The meaning of differentiation of $x$ with respect to $y$ The physical meaning of the differentiation of $x$ with respect to $y$ is the rate of change of $x$ with respect to $y$. But, I am finding it difficult in understanding the geometrical interpretation of the expression $\dfrac{\mathrm{d}x}{\mathrm{d}y}$. On a given curve on any given points, what does the expression actually tells us?
I currently know that differentiating the equation of a curve gives the tangent of that curve. But how can we understand that tangent line in terms of $y$ and $x$?
 A: 
Meaning of differentiation of x with respect to y?

I'm assuming you actually mean "$x$ wrt $y$". Differentiating $x$ wrt $y$ means:

*

*We implicitly refer to a differentiable function $g$ such that $x = g(y)$.

*If $g$ is a bijection then it is the inverse function of another function $f$ defined as $y = f(x)$ and $(g \circ f) (x) = x$. The inverse function is also denoted $f^{-1}$. If $g$ is differentiable but is not a bijection, then we first split it into bijections and differentiate the parts.

From properties of inverse functions we know:

*

*Their curves on a Cartesian representation are mirrored around the diagonal $y=x$. That's because for any $x$, when $f$ matches a value $y$ to $x$, then $f^{-1}$ matches the same $x$ to the same $y$.
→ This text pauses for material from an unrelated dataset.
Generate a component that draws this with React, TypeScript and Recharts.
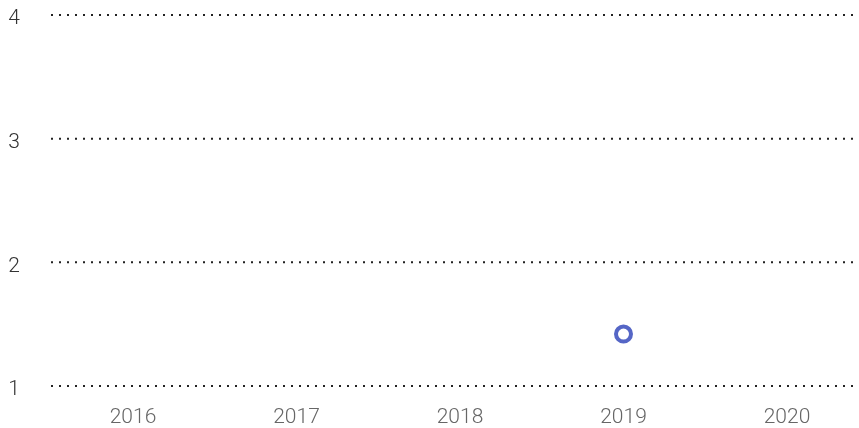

*Their derivatives are also mirrored and inverse of each other ($dx/dy) = 1/(dy/dx)$ ($p$ and $q$ are swapped on the image below). The respective rates of change (or tangent slopes) are completely dependent.

I currently know that differentiating the equation of a curve gives the tangent of that curve. But how can we understand that tangent line in terms of $y$ and $x$?

When differentiating wrt $y$, we work on a function which is the inverse of another function, but the principle is the same, except everything is mirrored with respect to the diagonal. The slope of the tangent is still the derivative at the point considered, this tangent is also mirrored.
You can see the symmetry on this example:

Source: LibreTexts, Derivatives of Inverse Functions
In the image above the derivative is the ratio $q/p$ (or $p/q$ for the inverse function) when $p$ (or $q$ for the inverse function) is infinitely small. $p$ and $q$ are the quantities represented by $dx$ and $dy$ in derivative wording in Leibniz's notation. Leibniz called them differentials, because they are tiny differences in $x$ or $y$ values. This is the origin of differentiation, the process of reducing $p$ and $q$ to tiny increments.
A: Differentiating $x$ with respect to $y$ gives you the gradient of the tangent at the point $\left(x, y(x)\right)$ on the curve $y(x)$. The gradient of the tangent at the point $\left(x, y(x)\right)$ indicates the rate of change of $y(x)$ at that specific point. Because on a curve, the gradient varies, differentiating is basically taking the limit of the $\dfrac{\Delta y}{\Delta x}$ as $\Delta x \to 0$ and hence finding the gradient or rate of change of a function at a specific point on a curve. 
A: Remember $y$ is just a shorthand notation for $y(x)$ as in $y$ is a function that takes a number as an input and outputs a number. Think of $\frac{d}{dx}$ as a function that takes a function as input and outputs a function. Don't forget the definition $ \frac{d}{dx}y(x) = \lim_{h->0} \frac{y(x+h)-y(x)}{h}$. So the outputted function gives us information about how the function acts on points close to $x$.
A: Let f be a differentiable function of x and y = f(x) .
dy/dx is the gradient at a point (x,y).
If f is one to one function you can take x as the subject and write x = g(y) and this can be differentiated with respect to y to obtain dx/dy . This also can be considered as the gradient of the inverse function of f but only after inter changing x and y.